━━ SUPPLIED DATA

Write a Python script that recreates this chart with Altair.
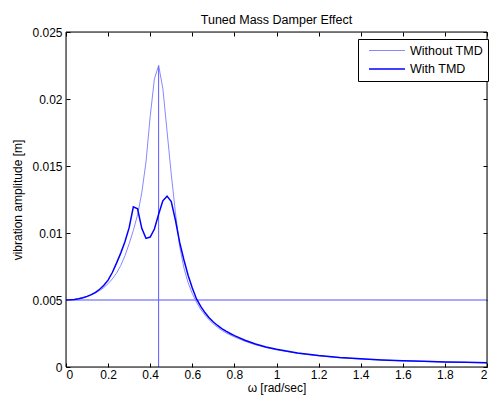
import altair as alt
import pandas as pd

FONT = "Liberation Sans"

# ---- data ----
omega = [0.00, 0.02, 0.04, 0.06, 0.08, 0.10, 0.12, 0.14, 0.16, 0.18,
         0.20, 0.22, 0.24, 0.26, 0.28, 0.30, 0.32, 0.34, 0.36, 0.38,
         0.40, 0.42, 0.44, 0.46, 0.48, 0.50, 0.52, 0.54, 0.56, 0.58,
         0.60, 0.62, 0.64, 0.66, 0.68, 0.70, 0.72, 0.74, 0.76, 0.78,
         0.80, 0.85, 0.90, 0.95, 1.00, 1.10, 1.20, 1.30, 1.40, 1.50,
         1.60, 1.70, 1.80, 1.90, 2.00]

amp_without = [0.00500, 0.00501, 0.00504, 0.00509, 0.00516, 0.00525, 0.00537, 0.00552, 0.00570, 0.00593,
               0.00622, 0.00657, 0.00700, 0.00757, 0.00830, 0.00920, 0.01020, 0.01135, 0.01300, 0.01530,
               0.01870, 0.02150, 0.02250, 0.02080, 0.01760, 0.01440, 0.01150, 0.00900, 0.00740, 0.00630,
               0.00548, 0.00483, 0.00430, 0.00388, 0.00352, 0.00321, 0.00296, 0.00274, 0.00255, 0.00239,
               0.00224, 0.00192, 0.00166, 0.00145, 0.00128, 0.00102, 0.00083, 0.00069, 0.00059, 0.00052,
               0.00046, 0.00041, 0.00037, 0.00034, 0.00031]

amp_with = [0.00500, 0.00501, 0.00504, 0.00509, 0.00517, 0.00527, 0.00540, 0.00557, 0.00580, 0.00610,
            0.00648, 0.00705, 0.00775, 0.00850, 0.00935, 0.01040, 0.01195, 0.01180, 0.01035, 0.00960,
            0.00970, 0.01030, 0.01140, 0.01240, 0.01275, 0.01235, 0.01095, 0.00930, 0.00800, 0.00685,
            0.00590, 0.00508, 0.00452, 0.00406, 0.00368, 0.00336, 0.00310, 0.00287, 0.00267, 0.00250,
            0.00234, 0.00200, 0.00172, 0.00150, 0.00132, 0.00105, 0.00085, 0.00071, 0.00061, 0.00053,
            0.00047, 0.00042, 0.00038, 0.00035, 0.00032]

series_names = ["Without TMD", "With TMD"]
series_colors = ["#7a7aff", "#0000ff"]
series_widths = [0.9, 1.5]

static_level = [0.005]
resonance_omega = [0.44]
resonance_low = [0.0]
resonance_peak = [0.0225]

x_domain = [0, 2]
y_domain = [0, 0.025]
x_ticks = [0, 0.2, 0.4, 0.6, 0.8, 1.0, 1.2, 1.4, 1.6, 1.8, 2.0]
y_ticks = [0, 0.005, 0.01, 0.015, 0.02, 0.025]

rows = []
for w, a in zip(omega, amp_without):
    rows.append({"omega": w, "amp": a, "series": series_names[0]})
for w, a in zip(omega, amp_with):
    rows.append({"omega": w, "amp": a, "series": series_names[1]})
df = pd.DataFrame(rows)

hdf = pd.DataFrame({"level": static_level})
vdf = pd.DataFrame({"omega": resonance_omega, "lo": resonance_low, "hi": resonance_peak})
box = pd.DataFrame({"x0": [x_domain[0]], "x1": [x_domain[1]],
                    "y0": [y_domain[0]], "y1": [y_domain[1]]})

xscale = alt.Scale(domain=x_domain, nice=False, zero=False)
yscale = alt.Scale(domain=y_domain, nice=False, zero=False)

common = dict(domain=False, grid=False, ticks=True, tickSize=4, offset=-4,
              tickColor="black", tickWidth=1, labelColor="black",
              labelFont=FONT, labelFontSize=12, titleFont=FONT,
              titleFontSize=12, titleFontWeight="normal", titleColor="black")

x_bottom = alt.Axis(orient="bottom", values=x_ticks, format="~g", labelPadding=2,
                    titleBaseline="alphabetic", titleY=28, **common)
y_left = alt.Axis(orient="left", values=y_ticks, format="~g", labelPadding=4,
                  titlePadding=7, **common)
x_top = alt.Axis(orient="top", values=x_ticks, labels=False, **common)
y_right = alt.Axis(orient="right", values=y_ticks, labels=False, **common)

legend = alt.Legend(orient="none", legendX=292, legendY=7, title=None,
                    fillColor="white", strokeColor="black", padding=5,
                    symbolType="M-3,0H3", symbolSize=144, symbolOffset=17,
                    labelFont=FONT, labelFontSize=12.5, labelColor="black",
                    labelOffset=16, rowPadding=5)

frame = alt.Chart(df).mark_line(opacity=0).encode(
    x=alt.X("omega:Q", scale=xscale, axis=x_top, title=None),
    y=alt.Y("amp:Q", scale=yscale, axis=y_right, title=None),
)

hline = alt.Chart(hdf).mark_rule(color="#a8a8ff", strokeWidth=2).encode(
    y=alt.Y("level:Q", scale=yscale, axis=None),
)

vline = alt.Chart(vdf).mark_rule(color="#5a5aff", strokeWidth=1).encode(
    x=alt.X("omega:Q", scale=xscale, axis=None),
    y=alt.Y("lo:Q", scale=yscale, axis=None),
    y2="hi:Q",
)

lines = alt.Chart(df).mark_line().encode(
    x=alt.X("omega:Q", scale=xscale, axis=x_bottom, title="ω  [rad/sec]"),
    y=alt.Y("amp:Q", scale=yscale, axis=y_left, title="vibration amplitude [m]"),
    color=alt.Color("series:N", scale=alt.Scale(domain=series_names, range=series_colors),
                    legend=legend),
    strokeWidth=alt.StrokeWidth("series:N", scale=alt.Scale(domain=series_names, range=series_widths),
                                legend=legend),
)

border = alt.Chart(box).mark_rect(filled=False, stroke="black", strokeWidth=1).encode(
    x=alt.X("x0:Q", scale=xscale, axis=None),
    x2="x1:Q",
    y=alt.Y("y0:Q", scale=yscale, axis=None),
    y2="y1:Q",
)

chart = alt.layer(frame, hline, vline, lines, border).resolve_axis(
    x="independent", y="independent"
).properties(
    width=421,
    height=335,
    autosize=alt.AutoSizeParams(type="pad"),
    padding={"left": 3, "top": 5, "right": 0, "bottom": 4},
    title=alt.TitleParams("Tuned Mass Damper Effect", font=FONT, fontSize=12.5,
                          fontWeight="normal", color="black", anchor="middle",
                          offset=0),
).configure_view(
    stroke="black", strokeWidth=1
).configure_legend(
    labelFont=FONT, labelFontSize=12.5, labelColor="black"
).configure(background="white")

chart.save("out.html", embed_options={"renderer": "svg", "actions": False})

━━━━

TASK = Repeat, word for word and with no pictures, only the lines running from the beginning of the data to the line that contains "1.60, 1.70, 1.80, 1.90, 2.00]".

OUTPUT OF THE TASK =
Write a Python script that recreates this chart with Altair.
import altair as alt
import pandas as pd

FONT = "Liberation Sans"

# ---- data ----
omega = [0.00, 0.02, 0.04, 0.06, 0.08, 0.10, 0.12, 0.14, 0.16, 0.18,
         0.20, 0.22, 0.24, 0.26, 0.28, 0.30, 0.32, 0.34, 0.36, 0.38,
         0.40, 0.42, 0.44, 0.46, 0.48, 0.50, 0.52, 0.54, 0.56, 0.58,
         0.60, 0.62, 0.64, 0.66, 0.68, 0.70, 0.72, 0.74, 0.76, 0.78,
         0.80, 0.85, 0.90, 0.95, 1.00, 1.10, 1.20, 1.30, 1.40, 1.50,
         1.60, 1.70, 1.80, 1.90, 2.00]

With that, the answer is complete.